![]() |
EMBOSS: Project Meeting (Mon 25th Jul 11) |
Minutes of the meeting of 11th July 2011 are here.
Peter will update the web sites and announce to the Advisory Board, and to the emboss-dev list, once library documentation pages have been cleaned up.
In running mEMBOSS QA tests about 50 tests failed. Most were due to test databases such as tdas not defined in the test environment.
SoapLab is running smoothly at the London Data Centres. A monitor service needed some tidying up. It runs via LSF and so takes time to return a result. The cluster load balancers need a faster response time so Mahmut is working on a "health check" servlet to test the availability of a node, and looking into Log4J.
Reading data could use the concept of screen resolution to limit the amount of data loaded into memory, with detail at the sequence level only needed for a short region of the reference. Reference sequences need start and end positions defined before the input is read, which may require a new ACD input type.
Many of the data formats use BAM style indexing to allow remote access (FTP or HTTP) to a small region of the input file.
Michael suggested a chunked approach to reading sequences which can be needed in some genomes, for example the Opossum genome which is defined in CON files referring to individual sequence entries.

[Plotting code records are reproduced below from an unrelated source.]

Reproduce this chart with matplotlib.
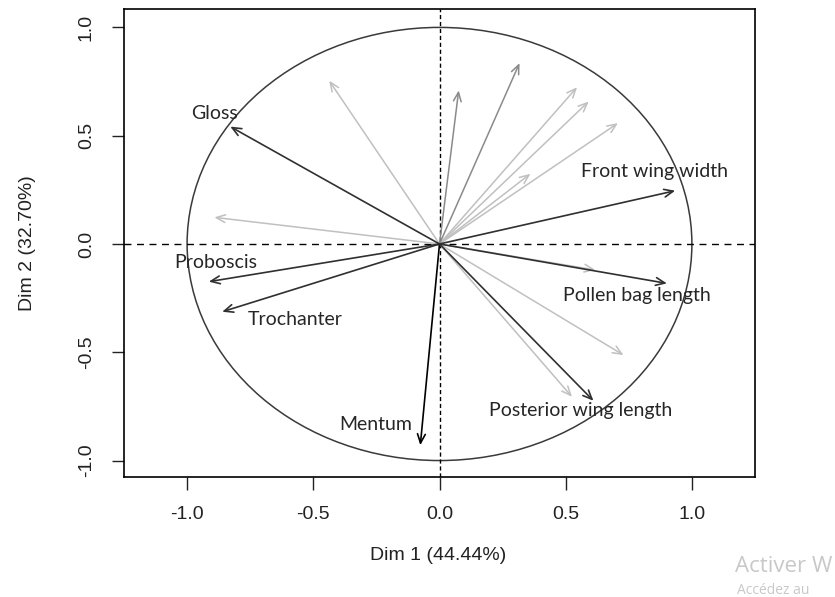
import numpy as np
import matplotlib.pyplot as plt
from matplotlib.patches import Ellipse

# labelled (dark) variables
var_names = ["Gloss", "Front wing width", "Proboscis", "Trochanter",
             "Mentum", "Pollen bag length", "Posterior wing length"]
var_x = [-0.829, 0.934, -0.914, -0.861, -0.076, 0.901, 0.610]
var_y = [0.542, 0.246, -0.174, -0.313, -0.929, -0.182, -0.724]
var_col = ["#303030", "#303030", "#303030", "#303030", "#000000", "#303030", "#303030"]
lab_x = [-0.89, 0.85, -0.888, -0.571, -0.254, 0.782, 0.558]
lab_y = [0.604, 0.334, -0.085, -0.348, -0.832, -0.236, -0.768]

# unlabelled (supplementary, grey) variables
sup_x = [-0.437, -0.892, 0.545, 0.591, 0.707, 0.36, 0.617, 0.729, 0.525, 0.076, 0.317]
sup_y = [0.754, 0.123, 0.724, 0.658, 0.558, 0.324, -0.12, -0.513, -0.706, 0.709, 0.835]
sup_col = ["#c0c0c0"] * 9 + ["#8a8a8a", "#8a8a8a"]

xticks = [-1.0, -0.5, 0.0, 0.5, 1.0]
yticks = [-1.0, -0.5, 0.0, 0.5, 1.0]

fig = plt.figure(figsize=(8.35, 5.97), dpi=100)
ax = fig.add_axes([124 / 835, 1 - 477 / 597, (755 - 124) / 835, (477 - 9) / 597])
ax.set_xlim(-1.25, 1.25)
ax.set_ylim(-1.076, 1.085)

ax.add_patch(Ellipse((0, 0), 2, 2, fill=False, edgecolor="#3a3a3a", lw=1.1))
ax.axhline(0, color="black", ls=(0, (5, 4)), lw=1)
ax.axvline(0, color="black", ls=(0, (3, 2)), lw=1)

for x, y, c in zip(sup_x, sup_y, sup_col):
    ax.annotate("", xy=(x, y), xytext=(0, 0),
                arrowprops=dict(arrowstyle="->,head_length=0.65,head_width=0.28",
                                color=c, lw=1.1, shrinkA=0, shrinkB=0))
for x, y, c in zip(var_x, var_y, var_col):
    ax.annotate("", xy=(x, y), xytext=(0, 0),
                arrowprops=dict(arrowstyle="->,head_length=0.65,head_width=0.28",
                                color=c, lw=1.2, shrinkA=0, shrinkB=0))
for name, x, y in zip(var_names, lab_x, lab_y):
    ax.text(x, y, name, ha="center", va="center", fontsize=14,
            family="Lato", color="#262626")

for s in ax.spines.values():
    s.set_linewidth(1.2)
ax.set_xticks(xticks)
ax.set_yticks(yticks)
ax.set_xticklabels([f"{t:.1f}" for t in xticks], family="Liberation Sans", fontsize=14)
ax.set_yticklabels([f"{t:.1f}" for t in yticks], family="Liberation Sans", fontsize=14,
                   rotation=90, va="center")
ax.tick_params(length=9, width=1, pad=12, color="#222222", labelcolor="#222222")

fig.text(438 / 835, 1 - 555 / 597, "Dim 1 (44.44%)", ha="center", va="center",
         family="Liberation Sans", fontsize=14, color="#222222")
fig.text(28 / 835, 1 - 243 / 597, "Dim 2 (32.70%)", ha="center", va="center",
         rotation=90, family="Liberation Sans", fontsize=14, color="#222222")

# faint watermark in the lower right corner of the screenshot
fig.text(735 / 835, 1 - 567 / 597, "Activer W", ha="left", va="center",
         family="Open Sans", fontsize=16, color="#c8c8c8")
fig.text(737 / 835, 1 - 590 / 597, "Accédez au", ha="left", va="center",
         family="Open Sans", fontsize=10, color="#c8c8c8")

fig.savefig("out.png", dpi=100)
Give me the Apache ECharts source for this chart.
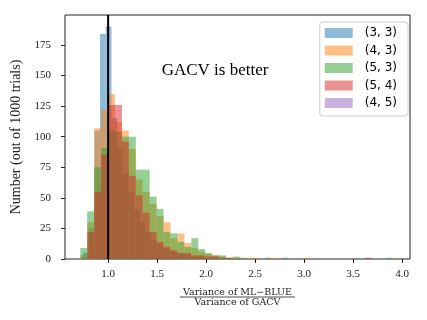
<!DOCTYPE html>
<html>
<head>
<meta charset="utf-8">
<script src="https://cdn.jsdelivr.net/npm/echarts@6/dist/echarts.min.js"></script>
<style>
html, body { margin: 0; padding: 0; background: #fff; }
#chart { width: 427px; height: 320px; }
</style>
</head>
<body>
<div id="chart"></div>
<script>
const seriesNames = ['(3, 3)', '(4, 3)', '(5, 3)', '(5, 4)', '(4, 5)'];

// bin edges (ratio values): blue has its own bins, the others share one grid
const blueBinStart = 0.744;
const blueBinWidth = 0.058;
const binStart = 0.716;
const binWidth = 0.0708;

// counts per bin
const counts33 = [5, 25, 105, 184, 190, 115, 90, 70, 55, 40, 30, 22, 16, 12, 9, 7, 5, 4, 3, 2, 2, 1,
    0, 0, 0, 0, 0, 0, 0, 0, 0, 0, 1, 0, 0, 1];
const counts43 = [3, 30, 107, 122, 135, 112, 105, 90, 65, 55, 45, 35, 30, 17, 21, 13, 9, 6, 4, 3, 2, 1,
    1, 0, 1, 1, 0, 1, 1, 0, 0, 0, 1];
const counts53 = [9, 39, 75, 91, 105, 104, 100, 100, 73, 73, 51, 41, 22, 21, 14, 10, 17, 8, 5, 3, 3, 1,
    2, 1, 0, 0, 0, 0, 0, 0, 0, 0, 0, 0, 0, 0, 0, 0, 0, 0, 0, 0, 0, 0, 1];
const counts54 = [0, 22, 55, 85, 126, 126, 96, 68, 52, 38, 22, 14, 10, 7, 5, 5, 3, 3, 2, 2, 1, 1,
    0, 0, 0, 0, 0, 0, 0, 0, 0, 0, 0, 0, 0, 0, 0, 0, 0, 0, 0, 1];
const counts45 = [];

const xTicks = [1.0, 1.5, 2.0, 2.5, 3.0, 3.5, 4.0];
const yTicks = [0, 25, 50, 75, 100, 125, 150, 175];
const markerX = 1.0;

const colors = [
    'rgba(31,119,180,0.5)',
    'rgba(255,127,14,0.5)',
    'rgba(44,160,44,0.5)',
    'rgba(214,39,40,0.5)',
    'rgba(148,103,189,0.5)'
];

const serif = 'Liberation Serif';

function histSeries(name, start, width, counts, color) {
    const data = [];
    counts.forEach((c, i) => {
        if (c > 0) data.push([start + i * width, start + (i + 1) * width, c]);
    });
    return {
        name: name,
        type: 'custom',
        data: data,
        encode: { x: [0, 1], y: 2 },
        itemStyle: { color: color },
        renderItem: function (params, api) {
            const p0 = api.coord([api.value(0), api.value(2)]);
            const p1 = api.coord([api.value(1), 0]);
            return {
                type: 'rect',
                shape: { x: p0[0], y: p0[1], width: p1[0] - p0[0], height: p1[1] - p0[1] },
                style: { fill: color }
            };
        }
    };
}

const chart = echarts.init(document.getElementById('chart'));

const option = {
    animation: false,
    grid: {
        left: 65, right: 17, top: 15, bottom: 61,
        show: true, borderColor: '#222', borderWidth: 1
    },
    legend: {
        data: seriesNames,
        orient: 'vertical',
        right: 19, top: 22,
        itemWidth: 28, itemHeight: 10, itemGap: 5.5,
        icon: 'rect',
        padding: [5, 11, 7, 5],
        borderColor: '#ccc', borderWidth: 1, borderRadius: 3,
        backgroundColor: 'rgba(255,255,255,0.8)',
        textStyle: { fontFamily: 'DejaVu Sans', fontSize: 12, color: '#000', padding: [0, 0, 0, 7] }
    },
    xAxis: {
        type: 'value',
        min: 0.56, max: 4.08,
        axisLine: { show: false },
        splitLine: { show: false },
        axisTick: { show: true, length: 4, customValues: xTicks, lineStyle: { color: '#222' } },
        axisLabel: {
            customValues: xTicks,
            formatter: v => v.toFixed(1),
            fontFamily: serif, fontSize: 11, color: '#222', margin: 10
        }
    },
    yAxis: {
        type: 'value',
        min: 0, max: 199.5,
        axisLine: { show: false },
        splitLine: { show: false },
        axisTick: { show: true, length: 4, customValues: yTicks, lineStyle: { color: '#222' } },
        axisLabel: {
            customValues: yTicks,
            fontFamily: serif, fontSize: 11, color: '#222', margin: 14
        },
        name: 'Number (out of 1000 trials)',
        nameLocation: 'middle',
        nameRotate: 90,
        nameGap: 40,
        nameTextStyle: { fontFamily: serif, fontSize: 14, color: '#222' }
    },
    graphic: [
        {
            type: 'text', x: 215, y: 70.5,
            style: {
                text: 'GACV is better', fill: '#000',
                font: '17px "Liberation Serif"',
                align: 'center', verticalAlign: 'middle'
            }
        },
        {
            type: 'text', x: 237.5, y: 292.5,
            style: {
                text: 'Variance of ML\u2212BLUE', fill: '#222',
                font: '9.5px "DejaVu Serif"',
                align: 'center', verticalAlign: 'middle'
            }
        },
        {
            type: 'line',
            shape: { x1: 180, y1: 297, x2: 295, y2: 297 },
            style: { stroke: '#222', lineWidth: 0.8 }
        },
        {
            type: 'text', x: 237.5, y: 302.5,
            style: {
                text: 'Variance of GACV', fill: '#222',
                font: '9.5px "DejaVu Serif"',
                align: 'center', verticalAlign: 'middle'
            }
        }
    ],
    series: [
        histSeries(seriesNames[0], blueBinStart, blueBinWidth, counts33, colors[0]),
        histSeries(seriesNames[1], binStart, binWidth, counts43, colors[1]),
        histSeries(seriesNames[2], binStart, binWidth, counts53, colors[2]),
        histSeries(seriesNames[3], binStart, binWidth, counts54, colors[3]),
        histSeries(seriesNames[4], binStart, binWidth, counts45, colors[4]),
        {
            type: 'line',
            data: [[markerX, 0], [markerX, 199.5]],
            symbol: 'none',
            lineStyle: { color: '#000', width: 2 },
            z: 10,
            silent: true
        }
    ]
};

chart.setOption(option);
</script>
</body>
</html>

Mahmut has looked at Mira assembly format as a way to load assembled read data.
Michael suggested useful formats include VCF which is compressed to hold a large number of variants, and dbSNP.
Jon proposed BioXSD as a new supported format which is now becoming stable. It would help is we can match BioXSD types to EMBOSS data structures.

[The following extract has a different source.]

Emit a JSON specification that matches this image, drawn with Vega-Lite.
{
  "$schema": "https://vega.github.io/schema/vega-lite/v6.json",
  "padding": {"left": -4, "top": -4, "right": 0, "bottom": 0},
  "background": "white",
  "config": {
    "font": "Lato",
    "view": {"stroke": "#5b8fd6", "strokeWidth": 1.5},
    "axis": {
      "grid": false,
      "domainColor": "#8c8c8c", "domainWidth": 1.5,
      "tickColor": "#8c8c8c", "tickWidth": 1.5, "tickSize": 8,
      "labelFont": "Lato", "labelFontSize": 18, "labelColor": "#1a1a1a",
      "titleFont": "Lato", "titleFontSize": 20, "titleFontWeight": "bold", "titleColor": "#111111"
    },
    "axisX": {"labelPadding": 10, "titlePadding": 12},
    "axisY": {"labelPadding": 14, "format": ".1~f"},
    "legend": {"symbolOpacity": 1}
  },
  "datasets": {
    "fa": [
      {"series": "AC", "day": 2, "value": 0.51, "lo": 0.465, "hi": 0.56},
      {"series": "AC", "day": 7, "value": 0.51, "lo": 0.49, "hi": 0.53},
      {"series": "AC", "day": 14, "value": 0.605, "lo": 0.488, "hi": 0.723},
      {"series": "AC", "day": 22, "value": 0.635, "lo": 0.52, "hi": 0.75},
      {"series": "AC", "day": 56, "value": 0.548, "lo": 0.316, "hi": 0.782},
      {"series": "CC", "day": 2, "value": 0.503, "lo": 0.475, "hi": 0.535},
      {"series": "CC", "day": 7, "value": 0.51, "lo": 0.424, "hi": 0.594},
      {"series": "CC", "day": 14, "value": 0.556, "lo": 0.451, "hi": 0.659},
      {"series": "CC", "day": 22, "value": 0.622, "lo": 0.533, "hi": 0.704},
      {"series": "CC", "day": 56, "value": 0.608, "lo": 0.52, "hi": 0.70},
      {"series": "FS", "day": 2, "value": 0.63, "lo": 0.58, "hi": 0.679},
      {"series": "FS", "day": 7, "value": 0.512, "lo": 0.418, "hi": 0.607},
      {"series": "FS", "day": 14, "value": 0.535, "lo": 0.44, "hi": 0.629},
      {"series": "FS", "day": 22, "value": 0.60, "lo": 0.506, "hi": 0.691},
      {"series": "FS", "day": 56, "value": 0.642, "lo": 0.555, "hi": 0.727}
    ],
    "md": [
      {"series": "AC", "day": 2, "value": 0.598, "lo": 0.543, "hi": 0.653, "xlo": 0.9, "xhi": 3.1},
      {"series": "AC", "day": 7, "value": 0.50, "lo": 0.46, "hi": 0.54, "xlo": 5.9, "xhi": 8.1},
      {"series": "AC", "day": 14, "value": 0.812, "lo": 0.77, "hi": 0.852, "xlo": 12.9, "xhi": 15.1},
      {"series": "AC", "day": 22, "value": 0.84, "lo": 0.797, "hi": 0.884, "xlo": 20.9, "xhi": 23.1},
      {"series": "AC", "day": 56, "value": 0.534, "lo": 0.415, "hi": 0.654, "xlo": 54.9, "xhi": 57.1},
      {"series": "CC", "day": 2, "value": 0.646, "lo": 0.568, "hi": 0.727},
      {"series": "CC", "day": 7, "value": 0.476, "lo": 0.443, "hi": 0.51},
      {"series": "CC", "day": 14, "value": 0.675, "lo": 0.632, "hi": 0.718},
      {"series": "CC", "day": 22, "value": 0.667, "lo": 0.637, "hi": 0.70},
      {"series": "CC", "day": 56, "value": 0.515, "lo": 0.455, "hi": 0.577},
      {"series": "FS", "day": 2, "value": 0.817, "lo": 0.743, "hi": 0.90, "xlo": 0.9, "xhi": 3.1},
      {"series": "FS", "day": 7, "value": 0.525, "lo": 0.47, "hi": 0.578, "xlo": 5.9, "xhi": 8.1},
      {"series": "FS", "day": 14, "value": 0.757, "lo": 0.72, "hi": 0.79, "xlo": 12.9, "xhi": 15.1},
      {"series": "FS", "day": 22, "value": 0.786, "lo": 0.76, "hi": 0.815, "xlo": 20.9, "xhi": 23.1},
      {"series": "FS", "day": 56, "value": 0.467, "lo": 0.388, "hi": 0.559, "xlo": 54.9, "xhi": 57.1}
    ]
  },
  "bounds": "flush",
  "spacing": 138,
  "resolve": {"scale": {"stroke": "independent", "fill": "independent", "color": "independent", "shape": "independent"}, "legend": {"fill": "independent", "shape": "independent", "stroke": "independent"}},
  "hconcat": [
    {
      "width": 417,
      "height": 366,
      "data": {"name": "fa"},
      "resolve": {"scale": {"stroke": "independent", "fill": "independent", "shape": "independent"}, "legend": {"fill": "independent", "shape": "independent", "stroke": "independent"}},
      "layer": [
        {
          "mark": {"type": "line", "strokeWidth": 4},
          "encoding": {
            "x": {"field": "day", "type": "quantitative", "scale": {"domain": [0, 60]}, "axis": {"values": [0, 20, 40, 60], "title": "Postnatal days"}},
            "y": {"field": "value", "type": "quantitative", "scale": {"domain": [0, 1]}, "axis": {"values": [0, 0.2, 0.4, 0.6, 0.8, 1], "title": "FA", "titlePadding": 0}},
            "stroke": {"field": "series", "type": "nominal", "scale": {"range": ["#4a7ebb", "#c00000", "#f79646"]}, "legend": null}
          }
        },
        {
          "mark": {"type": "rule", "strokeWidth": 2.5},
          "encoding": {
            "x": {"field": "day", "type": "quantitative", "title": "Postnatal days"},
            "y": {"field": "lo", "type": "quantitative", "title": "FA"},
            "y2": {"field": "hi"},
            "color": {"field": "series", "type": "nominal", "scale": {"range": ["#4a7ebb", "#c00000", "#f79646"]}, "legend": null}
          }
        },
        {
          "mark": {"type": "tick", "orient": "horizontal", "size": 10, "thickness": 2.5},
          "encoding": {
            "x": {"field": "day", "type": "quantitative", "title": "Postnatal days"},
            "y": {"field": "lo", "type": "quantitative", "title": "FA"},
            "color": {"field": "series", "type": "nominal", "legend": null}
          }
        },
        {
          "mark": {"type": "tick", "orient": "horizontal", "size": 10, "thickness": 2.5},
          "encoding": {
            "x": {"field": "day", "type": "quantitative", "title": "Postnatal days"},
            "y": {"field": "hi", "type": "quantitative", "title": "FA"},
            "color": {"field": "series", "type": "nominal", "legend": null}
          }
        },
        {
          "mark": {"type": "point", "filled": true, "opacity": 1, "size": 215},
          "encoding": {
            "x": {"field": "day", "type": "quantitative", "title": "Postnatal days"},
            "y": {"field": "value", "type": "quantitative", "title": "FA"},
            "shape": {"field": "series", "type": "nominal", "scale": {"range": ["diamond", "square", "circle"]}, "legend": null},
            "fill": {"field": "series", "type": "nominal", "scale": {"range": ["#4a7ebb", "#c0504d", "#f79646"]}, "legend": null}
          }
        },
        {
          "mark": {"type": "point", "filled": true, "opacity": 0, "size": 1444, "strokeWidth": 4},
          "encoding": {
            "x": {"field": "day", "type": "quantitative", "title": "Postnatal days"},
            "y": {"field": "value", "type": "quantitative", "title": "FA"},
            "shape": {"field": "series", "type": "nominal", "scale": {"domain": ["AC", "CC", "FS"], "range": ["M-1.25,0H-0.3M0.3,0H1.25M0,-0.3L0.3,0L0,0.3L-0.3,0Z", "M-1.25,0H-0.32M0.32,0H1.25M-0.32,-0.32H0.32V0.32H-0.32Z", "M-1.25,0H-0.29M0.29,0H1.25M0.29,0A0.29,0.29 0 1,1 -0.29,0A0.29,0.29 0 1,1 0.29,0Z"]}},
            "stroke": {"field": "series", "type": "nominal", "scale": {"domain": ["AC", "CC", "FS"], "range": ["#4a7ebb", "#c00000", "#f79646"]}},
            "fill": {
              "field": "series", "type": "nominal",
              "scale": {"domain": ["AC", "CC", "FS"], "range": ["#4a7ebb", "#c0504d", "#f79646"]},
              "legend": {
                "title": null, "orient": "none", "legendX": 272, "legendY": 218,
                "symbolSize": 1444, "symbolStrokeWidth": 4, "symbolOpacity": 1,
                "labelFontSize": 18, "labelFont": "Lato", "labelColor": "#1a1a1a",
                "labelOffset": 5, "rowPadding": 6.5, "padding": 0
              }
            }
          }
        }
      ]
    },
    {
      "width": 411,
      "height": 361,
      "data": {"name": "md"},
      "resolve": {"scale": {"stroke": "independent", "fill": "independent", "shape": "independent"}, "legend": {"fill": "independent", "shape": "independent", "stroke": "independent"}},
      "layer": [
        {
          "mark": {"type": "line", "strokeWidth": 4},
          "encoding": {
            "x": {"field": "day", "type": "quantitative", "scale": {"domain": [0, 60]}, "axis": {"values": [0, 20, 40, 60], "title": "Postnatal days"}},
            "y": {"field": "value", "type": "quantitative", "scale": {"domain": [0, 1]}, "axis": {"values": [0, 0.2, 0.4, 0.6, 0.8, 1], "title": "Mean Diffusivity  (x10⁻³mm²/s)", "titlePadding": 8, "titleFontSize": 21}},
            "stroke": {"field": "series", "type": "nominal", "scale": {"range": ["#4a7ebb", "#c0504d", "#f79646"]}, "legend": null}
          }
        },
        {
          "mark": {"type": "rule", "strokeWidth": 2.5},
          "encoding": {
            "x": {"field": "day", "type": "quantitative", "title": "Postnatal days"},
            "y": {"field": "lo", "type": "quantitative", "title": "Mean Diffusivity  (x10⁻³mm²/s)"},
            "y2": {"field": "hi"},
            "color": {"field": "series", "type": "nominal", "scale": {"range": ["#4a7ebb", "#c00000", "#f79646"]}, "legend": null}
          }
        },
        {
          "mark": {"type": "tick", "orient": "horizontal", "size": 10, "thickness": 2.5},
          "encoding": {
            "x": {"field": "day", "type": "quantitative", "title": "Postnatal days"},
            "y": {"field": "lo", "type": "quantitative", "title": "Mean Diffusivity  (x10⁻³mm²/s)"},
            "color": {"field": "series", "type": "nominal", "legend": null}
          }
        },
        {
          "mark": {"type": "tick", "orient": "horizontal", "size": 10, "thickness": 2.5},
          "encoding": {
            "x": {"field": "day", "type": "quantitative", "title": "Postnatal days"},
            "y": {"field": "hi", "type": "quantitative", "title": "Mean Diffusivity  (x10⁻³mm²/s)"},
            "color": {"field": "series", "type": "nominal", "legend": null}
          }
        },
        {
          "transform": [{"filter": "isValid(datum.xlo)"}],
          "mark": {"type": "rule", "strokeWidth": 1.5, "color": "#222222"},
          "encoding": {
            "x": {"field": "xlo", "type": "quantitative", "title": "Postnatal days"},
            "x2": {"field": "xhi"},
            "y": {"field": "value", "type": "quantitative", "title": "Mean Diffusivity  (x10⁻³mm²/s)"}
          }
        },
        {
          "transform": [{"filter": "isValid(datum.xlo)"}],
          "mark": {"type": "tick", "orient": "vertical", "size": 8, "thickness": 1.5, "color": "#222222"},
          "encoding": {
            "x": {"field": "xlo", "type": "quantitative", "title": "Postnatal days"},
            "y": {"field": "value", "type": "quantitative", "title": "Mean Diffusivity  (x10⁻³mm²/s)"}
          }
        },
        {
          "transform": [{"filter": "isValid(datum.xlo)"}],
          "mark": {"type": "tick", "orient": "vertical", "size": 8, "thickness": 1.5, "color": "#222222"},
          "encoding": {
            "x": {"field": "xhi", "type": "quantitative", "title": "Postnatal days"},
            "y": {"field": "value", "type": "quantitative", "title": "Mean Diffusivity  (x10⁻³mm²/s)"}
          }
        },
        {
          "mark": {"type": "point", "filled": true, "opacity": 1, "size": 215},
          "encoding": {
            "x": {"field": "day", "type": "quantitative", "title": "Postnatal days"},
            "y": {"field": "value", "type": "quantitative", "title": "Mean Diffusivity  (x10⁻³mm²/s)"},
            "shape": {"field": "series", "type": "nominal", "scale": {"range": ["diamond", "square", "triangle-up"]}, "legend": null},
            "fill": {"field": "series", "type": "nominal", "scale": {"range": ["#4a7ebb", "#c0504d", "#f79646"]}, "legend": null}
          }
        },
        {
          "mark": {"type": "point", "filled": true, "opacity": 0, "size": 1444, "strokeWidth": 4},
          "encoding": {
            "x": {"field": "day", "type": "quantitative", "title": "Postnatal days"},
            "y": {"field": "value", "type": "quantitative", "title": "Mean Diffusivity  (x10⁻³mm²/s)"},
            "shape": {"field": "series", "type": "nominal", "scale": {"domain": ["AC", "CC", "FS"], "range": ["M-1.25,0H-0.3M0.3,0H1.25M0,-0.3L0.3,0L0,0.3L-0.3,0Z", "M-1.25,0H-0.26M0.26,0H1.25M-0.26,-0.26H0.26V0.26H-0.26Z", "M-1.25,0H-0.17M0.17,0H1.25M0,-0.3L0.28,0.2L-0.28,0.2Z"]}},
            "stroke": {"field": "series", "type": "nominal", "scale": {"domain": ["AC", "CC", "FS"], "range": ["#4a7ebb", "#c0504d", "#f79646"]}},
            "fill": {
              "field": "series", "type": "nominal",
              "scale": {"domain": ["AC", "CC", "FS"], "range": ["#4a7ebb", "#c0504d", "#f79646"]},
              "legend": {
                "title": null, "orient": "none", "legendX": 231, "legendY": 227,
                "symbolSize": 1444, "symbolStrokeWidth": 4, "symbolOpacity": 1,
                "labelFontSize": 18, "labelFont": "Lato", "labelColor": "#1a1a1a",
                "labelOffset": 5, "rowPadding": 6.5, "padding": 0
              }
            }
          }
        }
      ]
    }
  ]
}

Mahmut noted we should add further EDAM annotations to some of the databases defined in emboss.standard
Alan noted there had been problems printing from the EMBOSS machines. These resolved themselves after some delay. Mahmut reported some problems in using the updated eclipse in Fedora 15. These were issues with Maven when working on SoapLab. The issues are now fixed.
Jon is ready to update the XML book source files. Alan will create a CVS branch to preserve the original source files for the first editions. Updates will be used to maintain the new web site pages.
Jon will document how to generate the HTML web pages from the books using XMLmind. Stylesheets may need some adjustment for table formats. Peter suggested a simple Perl post-processor as an alternative if style sheets are tricky to manage.
Peter needs to generate new sections for the new data types in the latest release. It should be possible to generate the library descriptions by incorporating additional book text into the source code "section" documentation blocks.
Alan is looking into a user report of a small conflict between some tcode results and the original paper.